§ Task brief: Starting at the first line of the data, please print exactly those lines through the one that holds "minimum width=205pt, minimum", omitting every picture.

§ Data block:
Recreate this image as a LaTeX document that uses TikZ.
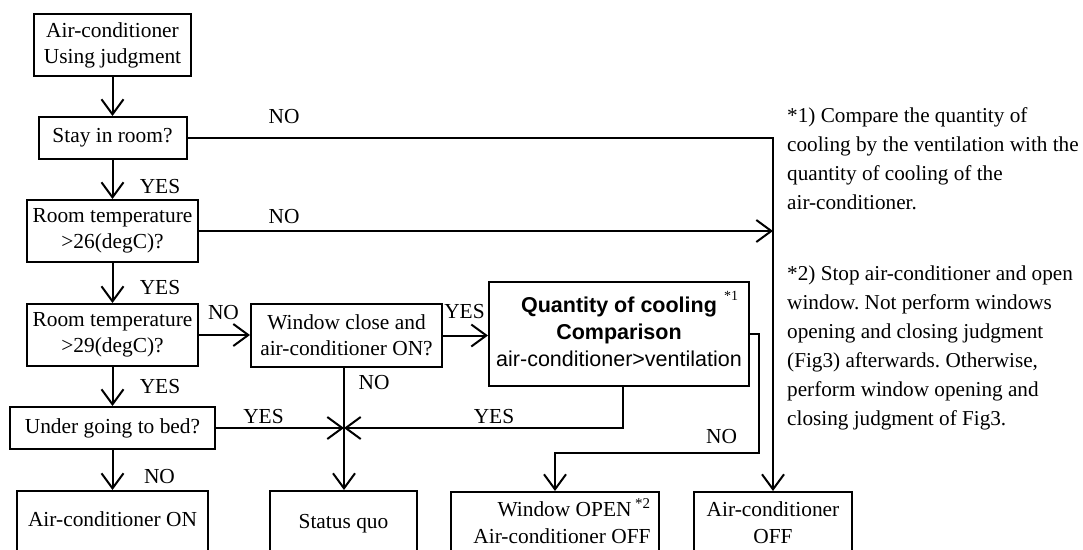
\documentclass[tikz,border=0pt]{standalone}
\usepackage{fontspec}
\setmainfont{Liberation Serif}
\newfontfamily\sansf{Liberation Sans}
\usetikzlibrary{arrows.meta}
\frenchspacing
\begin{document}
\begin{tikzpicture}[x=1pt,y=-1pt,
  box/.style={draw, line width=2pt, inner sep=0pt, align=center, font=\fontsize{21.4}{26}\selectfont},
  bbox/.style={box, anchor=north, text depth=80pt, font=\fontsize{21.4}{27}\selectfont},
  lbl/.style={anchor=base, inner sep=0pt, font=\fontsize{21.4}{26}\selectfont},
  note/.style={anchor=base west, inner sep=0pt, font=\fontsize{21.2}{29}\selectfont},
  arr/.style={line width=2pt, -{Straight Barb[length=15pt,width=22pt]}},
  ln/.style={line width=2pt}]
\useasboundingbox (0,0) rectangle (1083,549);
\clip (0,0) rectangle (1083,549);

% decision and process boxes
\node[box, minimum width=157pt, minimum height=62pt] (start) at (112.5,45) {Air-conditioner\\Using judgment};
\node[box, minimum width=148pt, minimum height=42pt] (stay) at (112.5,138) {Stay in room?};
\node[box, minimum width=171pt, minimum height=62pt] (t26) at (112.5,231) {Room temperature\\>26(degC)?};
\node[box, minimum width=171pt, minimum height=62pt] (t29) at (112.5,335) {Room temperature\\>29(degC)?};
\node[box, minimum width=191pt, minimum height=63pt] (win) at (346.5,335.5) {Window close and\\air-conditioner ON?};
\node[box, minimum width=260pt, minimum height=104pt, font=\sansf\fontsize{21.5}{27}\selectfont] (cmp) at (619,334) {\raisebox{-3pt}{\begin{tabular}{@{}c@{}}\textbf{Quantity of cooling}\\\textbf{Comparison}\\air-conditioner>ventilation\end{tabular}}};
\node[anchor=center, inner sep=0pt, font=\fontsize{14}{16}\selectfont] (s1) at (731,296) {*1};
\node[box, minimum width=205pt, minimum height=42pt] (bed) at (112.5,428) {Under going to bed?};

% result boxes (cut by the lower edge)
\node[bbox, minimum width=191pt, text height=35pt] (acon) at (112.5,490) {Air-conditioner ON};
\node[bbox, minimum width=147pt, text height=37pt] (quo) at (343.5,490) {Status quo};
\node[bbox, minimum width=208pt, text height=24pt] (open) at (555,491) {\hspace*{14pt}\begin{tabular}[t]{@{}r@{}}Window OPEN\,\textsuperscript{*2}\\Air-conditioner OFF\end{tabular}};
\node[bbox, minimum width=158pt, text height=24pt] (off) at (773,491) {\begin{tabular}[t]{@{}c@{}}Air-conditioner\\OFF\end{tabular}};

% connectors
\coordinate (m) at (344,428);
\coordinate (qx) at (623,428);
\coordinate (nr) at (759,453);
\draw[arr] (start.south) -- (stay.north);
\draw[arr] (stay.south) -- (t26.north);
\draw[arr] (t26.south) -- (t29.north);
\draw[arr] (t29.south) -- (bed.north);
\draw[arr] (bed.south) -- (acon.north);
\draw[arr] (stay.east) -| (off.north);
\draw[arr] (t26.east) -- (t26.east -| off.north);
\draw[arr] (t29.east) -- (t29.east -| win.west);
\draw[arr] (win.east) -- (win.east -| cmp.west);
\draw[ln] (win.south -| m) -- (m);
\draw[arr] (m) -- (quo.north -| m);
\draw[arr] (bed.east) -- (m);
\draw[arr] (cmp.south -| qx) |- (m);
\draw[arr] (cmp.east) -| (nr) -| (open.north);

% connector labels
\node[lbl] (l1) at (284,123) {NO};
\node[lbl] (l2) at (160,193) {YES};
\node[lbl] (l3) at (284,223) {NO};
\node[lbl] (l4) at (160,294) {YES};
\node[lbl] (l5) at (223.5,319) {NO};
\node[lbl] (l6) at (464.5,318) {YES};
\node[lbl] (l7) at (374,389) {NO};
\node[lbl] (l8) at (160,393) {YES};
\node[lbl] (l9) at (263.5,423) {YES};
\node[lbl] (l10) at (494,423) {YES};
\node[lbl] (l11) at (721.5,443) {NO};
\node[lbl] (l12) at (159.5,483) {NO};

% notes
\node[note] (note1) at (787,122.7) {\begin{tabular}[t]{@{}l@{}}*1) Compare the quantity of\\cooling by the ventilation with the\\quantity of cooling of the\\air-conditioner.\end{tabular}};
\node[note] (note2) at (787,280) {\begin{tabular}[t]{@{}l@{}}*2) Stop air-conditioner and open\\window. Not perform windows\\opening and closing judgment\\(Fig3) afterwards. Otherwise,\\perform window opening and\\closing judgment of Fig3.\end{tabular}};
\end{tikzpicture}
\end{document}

§ Result below:
Recreate this image as a LaTeX document that uses TikZ.
\documentclass[tikz,border=0pt]{standalone}
\usepackage{fontspec}
\setmainfont{Liberation Serif}
\newfontfamily\sansf{Liberation Sans}
\usetikzlibrary{arrows.meta}
\frenchspacing
\begin{document}
\begin{tikzpicture}[x=1pt,y=-1pt,
  box/.style={draw, line width=2pt, inner sep=0pt, align=center, font=\fontsize{21.4}{26}\selectfont},
  bbox/.style={box, anchor=north, text depth=80pt, font=\fontsize{21.4}{27}\selectfont},
  lbl/.style={anchor=base, inner sep=0pt, font=\fontsize{21.4}{26}\selectfont},
  note/.style={anchor=base west, inner sep=0pt, font=\fontsize{21.2}{29}\selectfont},
  arr/.style={line width=2pt, -{Straight Barb[length=15pt,width=22pt]}},
  ln/.style={line width=2pt}]
\useasboundingbox (0,0) rectangle (1083,549);
\clip (0,0) rectangle (1083,549);

% decision and process boxes
\node[box, minimum width=157pt, minimum height=62pt] (start) at (112.5,45) {Air-conditioner\\Using judgment};
\node[box, minimum width=148pt, minimum height=42pt] (stay) at (112.5,138) {Stay in room?};
\node[box, minimum width=171pt, minimum height=62pt] (t26) at (112.5,231) {Room temperature\\>26(degC)?};
\node[box, minimum width=171pt, minimum height=62pt] (t29) at (112.5,335) {Room temperature\\>29(degC)?};
\node[box, minimum width=191pt, minimum height=63pt] (win) at (346.5,335.5) {Window close and\\air-conditioner ON?};
\node[box, minimum width=260pt, minimum height=104pt, font=\sansf\fontsize{21.5}{27}\selectfont] (cmp) at (619,334) {\raisebox{-3pt}{\begin{tabular}{@{}c@{}}\textbf{Quantity of cooling}\\\textbf{Comparison}\\air-conditioner>ventilation\end{tabular}}};
\node[anchor=center, inner sep=0pt, font=\fontsize{14}{16}\selectfont] (s1) at (731,296) {*1};
\node[box, minimum width=205pt, minimum height=42pt] (bed) at (112.5,428) {Under going to bed?};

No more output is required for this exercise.